One of his longstanding comrades, Rajan Philips, recalls an incident to illustrate Upali’s commitment to those who have been wronged or whose rights have been violated: “Once riding his motorcycle in Ratmalana, he saw a man beating up his wife on the road. He stopped the bike and scared the hell out of the bully until he promised that he would never abuse his wife again. Upali was the first male feminist I came across and I can say that he was a role model to other men in shedding the convenient shackles of patriarchy and male chauvinism.”
Upali would have celebrated his 70th birthday on the 17th of this month. Sadly it was not to be. No amount of tributes to Upali would compensate for the irretrievable loss his wife Sylvia, son Alex, and daughters Samantha and Jasmine have suffered. May they be consoled that many of Upali’s compatriots will cherish his memory and his services for ever.

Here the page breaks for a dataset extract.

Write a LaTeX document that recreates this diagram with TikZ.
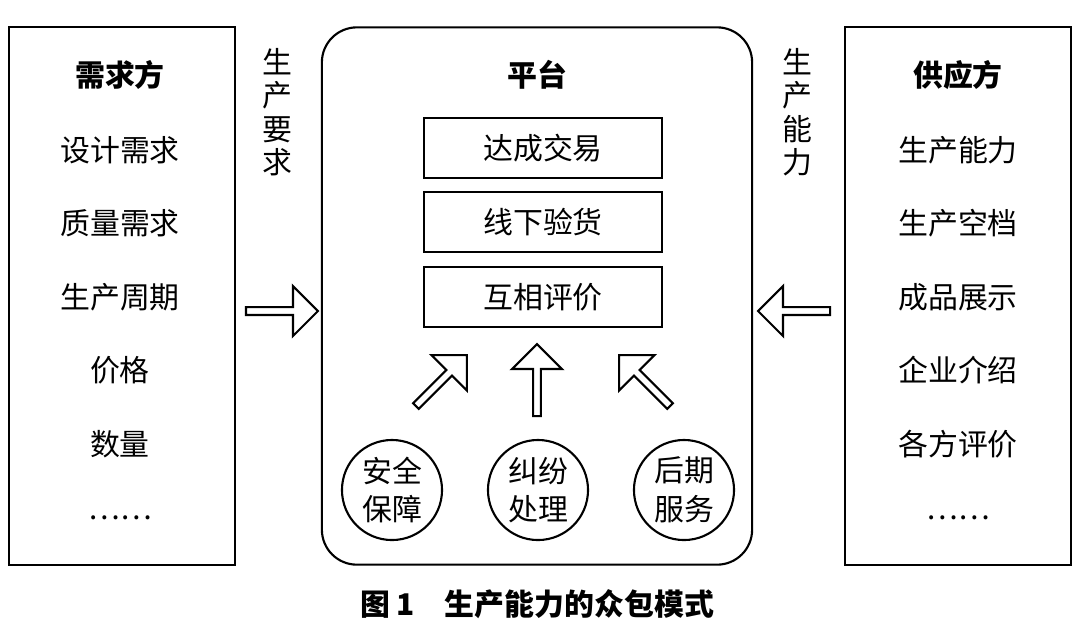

Even in death, Upali stands tall as he has been throughout his life, a courageous stalwart of the Left and the valiant champion of the oppressed and marginalised. The casket containing his mortal remains, at his own request, is draped in the red flag with the hammer and sickle and the humanist service that is being performed today profoundly demonstrates ‘the unrepentant Marxist’ that Upali has been until his death.
Today, we bow our heads and salute Upali in celebration of his life and service to humanity which he performed with courage, conviction and dedication.